Shen Yun Performing Arts

14 Nov

The Shen Yun Performing Arts show is a series of Chinese dances and performances, strung together with a common theme: “Falun Dafa is Good”.

Before I begin, I think it is only fair that readers know I was not keen on going to see a Chinese drama/ballet. My mother was in town for a few weeks, and did a major impulse purchase, buying tickets for all of us to go see a “Chinese ballet”. I was not happy and was in a very bad mood, so it is entirely possible that the negative reviews were slightly tinted by my negative mood.

The show is made up of segments. There were dance segments, some of which were very beautiful; there were short skits; historical narrations; and solo vocal performances. Having been to a couple of other Chinese shows, I was expecting a mind-blowing performance. Chinese acrobatics have always been spectacular, frankly I went in with high expectations.

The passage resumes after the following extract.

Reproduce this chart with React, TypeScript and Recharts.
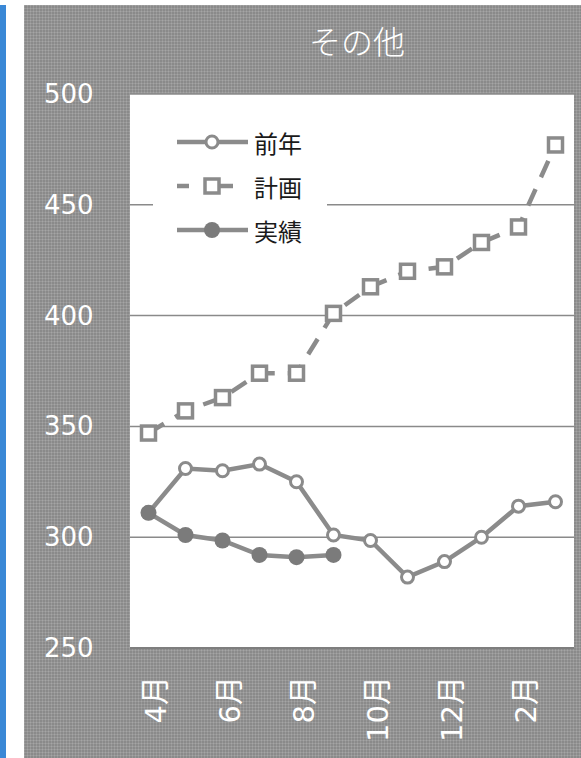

The dances were good. Groups of women dressed in beautiful garments did their routines very evenly. The costumes were very well made, the fabric flowed perfectly to the music. Some routines had props like feathered fans and silk handkerchiefs. While the technical aspect of the routines seemed spot on, they just felt a bit empty to me. Almost like they were merely performing a routine, they did not put their hearts and souls into it.

The historical narrations and short skits revolved mostly around China’s history, but heavily influenced with something that resembled “hatred” for communism. Earlier in the show, the narrations were mostly historical, but slowly, I felt like I had entered a brainwashing session for Falun Dafa followers. The short skits started portraying Falun Dafa followers and how they were beaten and oppressed. Some of the skits were quite dark — a mother being beaten, a child being taken away, a man being kicked and beaten to the ground. I have no doubts that events like these actually happened, but I felt like a theater was not exactly the venue to re-enact it all. I also felt like I had been tricked. No where on the website does it mention Falun Dafa, all it says is it is Chinese Dance and Music.

After the intermission, most of the acts had something to do with Falun Dafa. One of them even had a man running around with a sign that read “Falun Dafa is good”. The backdrop, which was a digital screen, would have something to do with Falun Dafa. No offense to Dafa followers, but I did not just pay almost $100.00 to see your propaganda on how you were oppressed and how it is good. If I wanted to learn more about it, all I had to do was drive down Granville Street.

As for the digital backdrop. One word to describe it: Cheesy. There were scenes where monks and Chinese fairies would fly off into the distance, or fly into the foreground, and suddenly, a performer dressed in exactly the same costume as the digital image would appear. It took a lot for me to not burst out in laughter (I did not want to offend anybody or get thrown out of the theater).

Finally, there were the hosts. A man and a woman appeared between sets to introduce certain scenes or segments. Their delivery was flawless, but almost too flawless. Similar to the dancers, they knew their lines, they knew what to do, but it was all so rehearsed. It just came across as being so fake. I do think that Chinese drama is somewhat overdramatized on purpose, but regardless, it was not my cup of tea. My bad mood had turned into a headache.

By the end of the show, when the mother was reunited with her daughter after being beaten then rescued by the monks and fairies, I was ready to leave. The man with the “Falun Dafa is Good” sign was back. I have nothing against the Falun Dafa, I just did not appreciate how they used a show as a cover for their propaganda. I went in thinking I was going to see a show filled with beautiful Chinese music and dance, not a show that was trying to brainwash me into believing that Dafa was good.

I do not recommend this show to anybody, really, unless you are a follower of Dafa or are highly interested in it.